撤退の農村計画
過疎地域からはじまる戦略的再編

おわりに


 この本では「撤退の農村計画」と題して、過疎地域を起点とした人口減少時代の国土の戦略的再編の可能性について、様々な角度から論じてきた。最後に、この本の土台となった共同研究会と、その重要な特徴、そして「次の一歩」について述べておきたい。
 4年前の2006年5月に、私たちは、「撤退の農村計画」という名の共同研究会を立ち上げた。当時、過疎地域の対策として、人口増加を前提としたような「活性化」しか論じられない状況に疑問を呈する思いで始めた。なりゆきまかせの衰退である「消極的な撤退」と相対するかたちで「積極的な撤退」という概念を打ち出し、研究や討論を始めたが、「撤退」という過激な名前のためか風当たりも強かった。
 そのようななか、研究会のメンバーは過去の研究成果や事例の収集、現地踏査などを積極的に進めた。時に新聞や雑誌で紹介されたこともあった。それらが奏功してか、年を追うごとに、「積極的な撤退」への風当たりは弱くなったように思う。
 この共同研究会の重要な特徴はネット上の情報共有・討論の場である。「積極的な撤退」を実践にたえるものに仕上げるためには、研究者だけでなく、行政機関や民間企業の実務者、さらには実際に農村に暮らし農業に従事する人など、多様な視点が不可欠である。メンバーがどこにいても話し合いに参加できる場が必要である。そこでオープンソースのブログソフトウェアであるWordPressをベースに、「ネット上の情報共有・討論の場」を開発し、運用を続けてきた。この本の土台のひとつはこのシステムにあると、開発・運用担当でもある私は自負している。

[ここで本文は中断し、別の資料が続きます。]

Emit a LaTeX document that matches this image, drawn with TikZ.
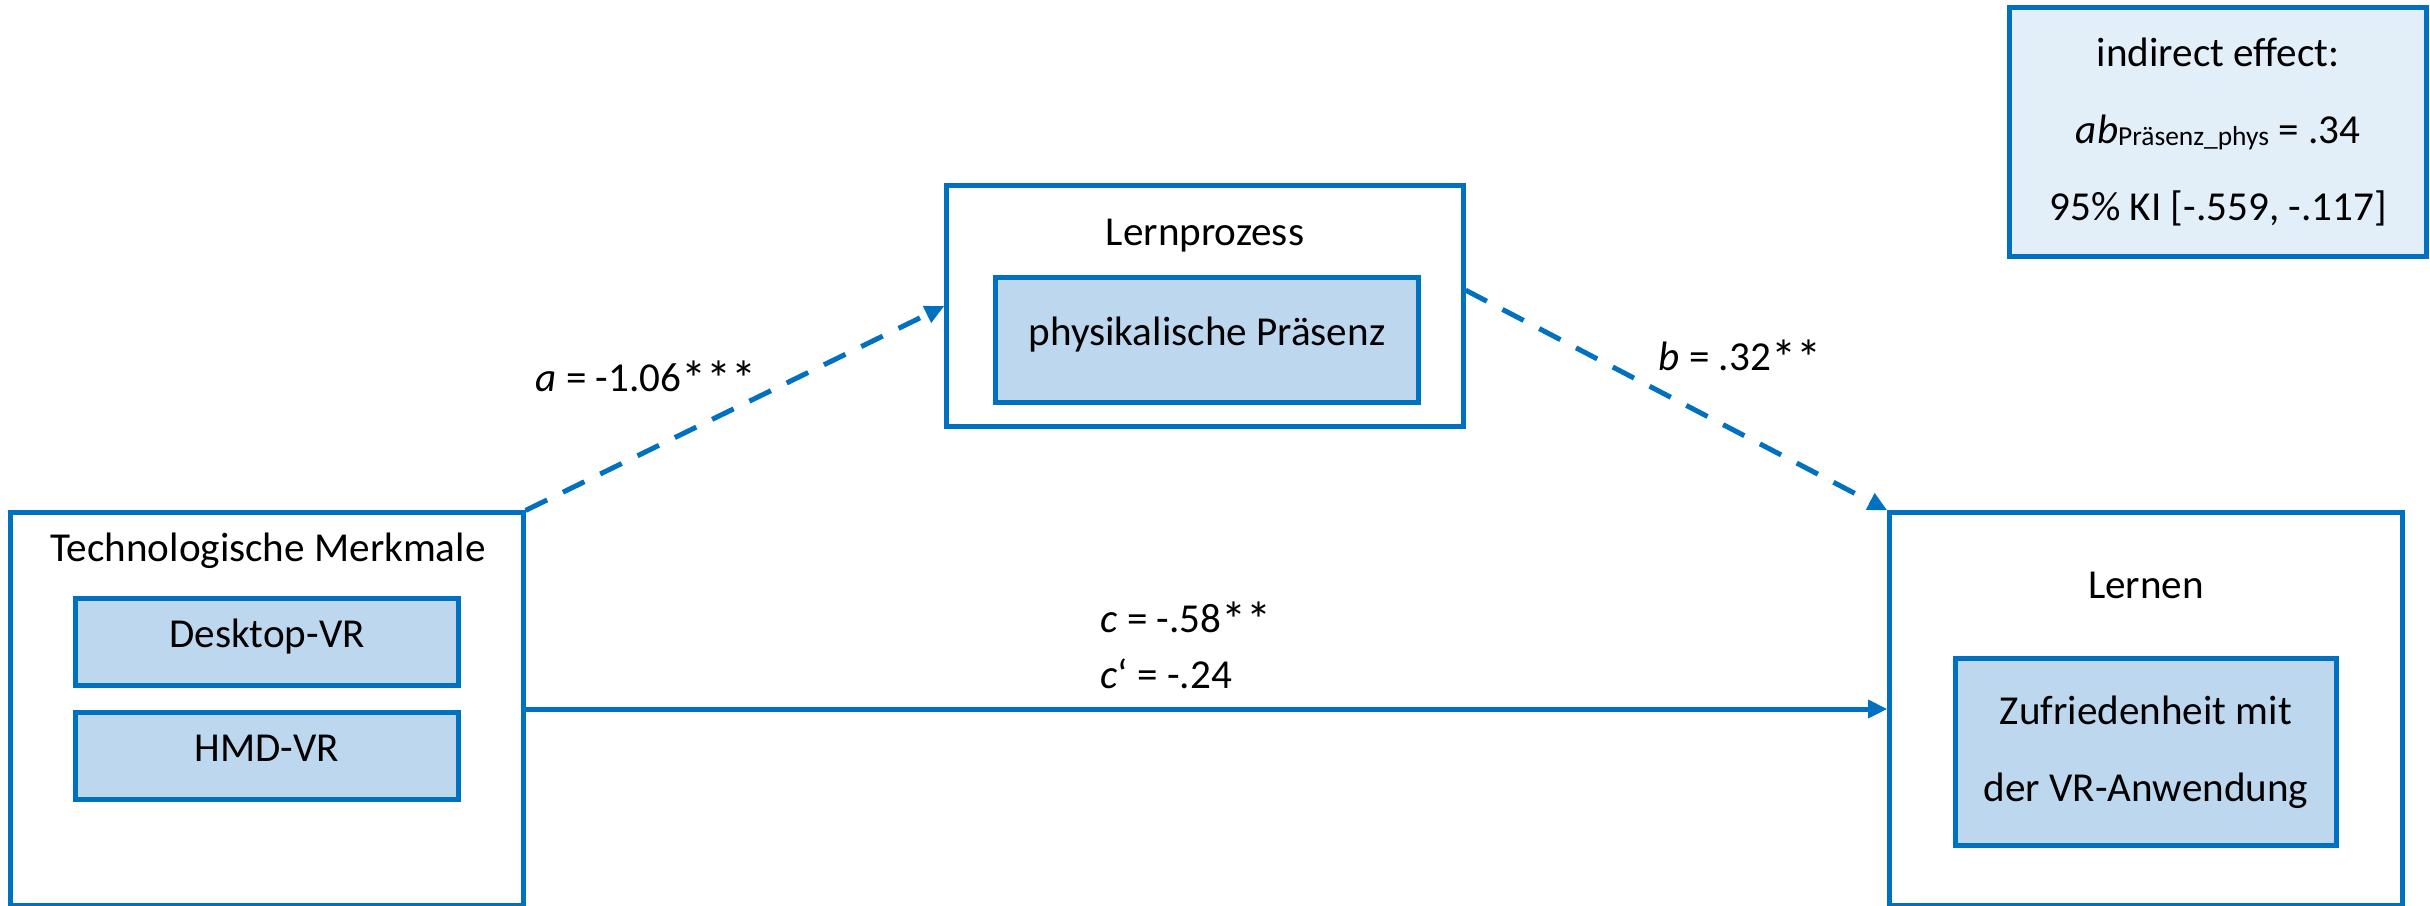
\documentclass[tikz,border=0pt]{standalone}
\usepackage{fontspec}
\setmainfont{Carlito}
\usepackage{graphicx}
\usepackage{tikz}
\usetikzlibrary{arrows.meta,positioning}
\definecolor{pathblue}{RGB}{0,112,192}
\definecolor{varfill}{RGB}{189,215,238}
\definecolor{notefill}{RGB}{226,238,248}
\newcommand{\sigstar}{\raisebox{-1.6pt}{\scalebox{1.22}{*}}}

\begin{document}
\begin{tikzpicture}[
  x=0.01cm, y=-0.01cm,
  font=\fontsize{11.7}{14}\selectfont,
  frame/.style={draw=pathblue, line width=1.42pt, inner sep=0pt},
  outer/.style={frame, minimum width=5.12cm, minimum height=3.92cm},
  var/.style={frame, fill=varfill, minimum width=3.82cm, minimum height=0.87cm,
    text height=8pt, text depth=5pt},
  title/.style={anchor=base, inner sep=0pt},
  lbl/.style={anchor=base west, inner sep=0pt},
  flow/.style={-{Triangle[length=5.5pt,width=5pt]}, draw=pathblue, line width=1.42pt},
  med/.style={flow, dash pattern=on 6.8pt off 5pt}
]
\useasboundingbox (0,0) rectangle (2430,905);
\node[outer] (tech) at (267,709) {};
\node[title] (techtitle) at (268,561) {Technologische Merkmale};
\node[var] (desk) at (267,642) {Desktop-VR};
\node[var, below=0.22cm of desk] (hmd) {HMD-VR};

\node[frame, minimum width=5.16cm, minimum height=2.41cm] (proc) at (1205,306) {};
\node[title] (proctitle) at (1205,245) {Lernprozess};
\node[var, minimum width=4.22cm, minimum height=1.25cm] (phys) at (1207,340) {physikalische Präsenz};

\node[outer] (learn) at (2146,709) {};
\node[title] (learntitle) at (2146,598) {Lernen};
\node[var, text height=, text depth=, align=center, minimum width=3.8cm, minimum height=1.87cm,
  font=\fontsize{11.7}{21.8}\selectfont] (zuf) at (2146,752) {Zufriedenheit mit\\der VR-Anwendung};

\node[frame, fill=notefill, minimum width=4.17cm, minimum height=2.49cm, align=center,
  font=\fontsize{11.7}{21.8}\selectfont] (note) at (2218,132)
  {indirect effect:\\\textit{ab}\raisebox{-0.6pt}{\fontsize{7.8}{9}\selectfont Präsenz\_phys} = .34\\95\% KI [-.559, -.117]};

\draw[med] (tech.north east) -- (proc.west);
\draw[med] ([yshift=4.5pt]proc.east) -- (learn.north west);
\draw[flow] (tech.east) -- (learn.west);

\node[lbl] (alab) at (535,391) {\textit{a} = -1.06\sigstar\sigstar\sigstar};
\node[lbl] (blab) at (1658,370) {\textit{b} = .32\sigstar\sigstar};
\node[lbl] (clab) at (1100,632) {\textit{c} = -.58\sigstar\sigstar};
\node[lbl] (cplab) at (1100,688) {\textit{c}‘ = -.24};
\end{tikzpicture}
\end{document}
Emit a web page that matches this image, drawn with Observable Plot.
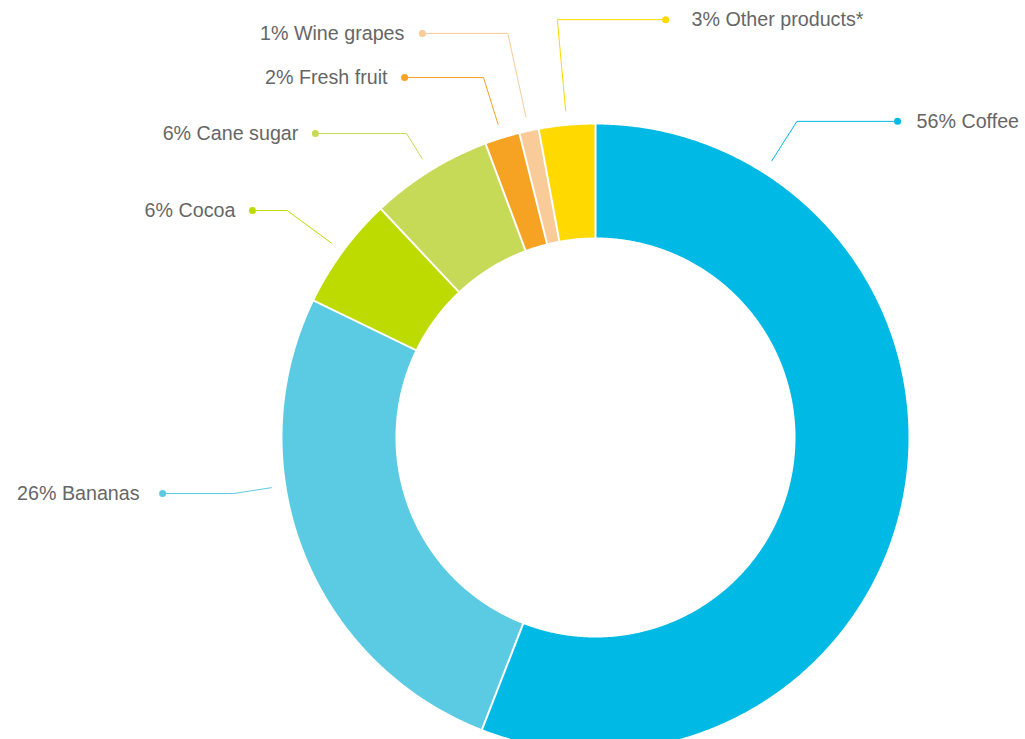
<!DOCTYPE html>
<html><head><meta charset="utf-8">
<script src="https://cdn.jsdelivr.net/npm/d3@7"></script>
<script src="https://cdn.jsdelivr.net/npm/@observablehq/plot@0.6"></script>
<style>body{margin:0;background:#fff}</style>
</head><body><div id="chart"></div>
<script>
// ---- data ----
const categories = ["Coffee", "Bananas", "Cocoa", "Cane sugar", "Fresh fruit", "Wine grapes", "Other products*"];
const shares = [55.9, 26.3, 5.8, 6.3, 1.8, 1.0, 2.9];
const labelPercents = [56, 26, 6, 6, 2, 1, 3];
const colors = ["#00B9E4", "#5BCBE3", "#BDDB00", "#C6DA57", "#F6A223", "#F9CB98", "#FFD900"];

// ---- layout (units of outer radius, y up, center at 0,0) ----
const R_OUT = 1, R_IN = 0.639, R_LEAD = 1.048;
// label placement: angle override (deg from top, clockwise; null = slice middle), label row y, dot x, text gap (px)
const labelAngle = [32.5, 261.2, null, null, null, null, null];
const labelRowY = [1.010, -0.179, 0.725, 0.971, 1.150, 1.291, 1.335];
const labelDotX = [0.965, -1.383, -1.096, -0.895, -0.610, -0.553, 0.224];
const labelGap = [19, 23, 17, 17, 17, 18, 26];

const W = 1025, H = 739, CX = 595, CY = 437, RPX = 313;

const arcs = d3.pie().sort(null).value(d => d).startAngle(0).endAngle(2 * Math.PI)(shares);
const pt = (a, r) => ({x: r * Math.sin(a), y: r * Math.cos(a)});

const slicePts = [];
arcs.forEach((a, i) => {
  const n = Math.max(4, Math.ceil((a.endAngle - a.startAngle) / 0.005));
  for (let k = 0; k <= n; k++) {
    const t = a.startAngle + (a.endAngle - a.startAngle) * k / n;
    slicePts.push({name: categories[i], ...pt(t, R_OUT)});
  }
  for (let k = n; k >= 0; k--) {
    const t = a.startAngle + (a.endAngle - a.startAngle) * k / n;
    slicePts.push({name: categories[i], ...pt(t, R_IN)});
  }
});

const separators = arcs.map(a => {
  const p1 = pt(a.startAngle, R_IN * 0.99), p2 = pt(a.startAngle, R_OUT * 1.01);
  return {x1: p1.x, y1: p1.y, x2: p2.x, y2: p2.y};
});

const labels = arcs.map((a, i) => {
  const ang = labelAngle[i] != null ? labelAngle[i] * Math.PI / 180 : (a.startAngle + a.endAngle) / 2;
  const start = pt(ang, R_LEAD);
  const rEl = labelRowY[i] / Math.cos(ang);
  const elbow = pt(ang, rEl);
  const right = labelDotX[i] > elbow.x;
  return {name: categories[i], text: `${labelPercents[i]}% ${categories[i]}`,
          start, elbow, dotX: labelDotX[i], rowY: labelRowY[i], right,
          textX: labelDotX[i] + (right ? 1 : -1) * labelGap[i] / RPX};
});
const leaderPts = labels.flatMap(l => [
  {name: l.name, x: l.start.x, y: l.start.y},
  {name: l.name, x: l.elbow.x, y: l.elbow.y},
  {name: l.name, x: l.dotX, y: l.rowY}
]);

const chart = Plot.plot({
  width: W, height: H,
  margin: 0,
  x: {domain: [-CX / RPX, (W - CX) / RPX], axis: null},
  y: {domain: [-(H - CY) / RPX, CY / RPX], axis: null},
  color: {domain: categories, range: colors},
  style: {fontFamily: "'Liberation Sans', Arial, Helvetica, sans-serif", background: "#fff"},
  marks: [
    Plot.line(slicePts, {x: "x", y: "y", z: "name", fill: "name", stroke: "none", curve: "linear-closed"}),
    Plot.link(separators, {x1: "x1", y1: "y1", x2: "x2", y2: "y2", stroke: "white", strokeWidth: 2}),
    Plot.line(leaderPts, {x: "x", y: "y", z: "name", stroke: "name", strokeWidth: 1}),
    Plot.dot(labels, {x: "dotX", y: "rowY", fill: "name", r: 3.5}),
    Plot.text(labels.filter(l => l.right), {x: "textX", y: "rowY", text: "text", textAnchor: "start", fontSize: 19.7, fill: "#666", lineAnchor: "middle"}),
    Plot.text(labels.filter(l => !l.right), {x: "textX", y: "rowY", text: "text", textAnchor: "end", fontSize: 19.7, fill: "#666", lineAnchor: "middle"})
  ]
});
document.getElementById("chart").appendChild(chart);
</script>
</body></html>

 この本は「議論・研究の終点」ではなく「出発点」である。このままでは、実践にたえることはできない。私たちは読者のみなさまとともに、「次の一歩」を踏み出したいと考えている。いわば「開かれた本」でありたいと思う。共同研究会「撤退の農村計画」のウェブサイトにこの本についての意見交換の場を設置するので、ぜひ参加してほしい(ご入場の際は、この「あとがき」の最後に記したパスワードが必要)。
 また、この本に関する討論のみにあきたらず、共同研究会に参加したいという方は、ウェブサイトのなかの「はじめての方へ」に、その手順が記してあるので、そちらを見てほしい。研究といっても、決して堅苦しいものではない。気楽な意見交換と考えてほしい。
 この本の出版にご尽力くださった学芸出版社の前田裕資氏と中木保代氏に心から御礼を申し上げる次第である。共同研究会のメンバーの方々にもこの場を借りて御礼申し上げたい。なかでも小田切徳美氏、須之部薫氏、竹井俊一氏、藤田薫二氏、前川恵美子氏、松田紗恵子氏、松田裕之氏、吉田桂子氏、若菜千穂氏、渡邉敬逸氏に感謝する。また、澤田雅浩氏にも感謝する。
 現在の社会は決して楽観できる状況とはいえないが、この本が国土の戦略的再編の礎となり、未来の日本国民の憂いができる限り少なくなることを、編者のひとりとして心から願ってやまない。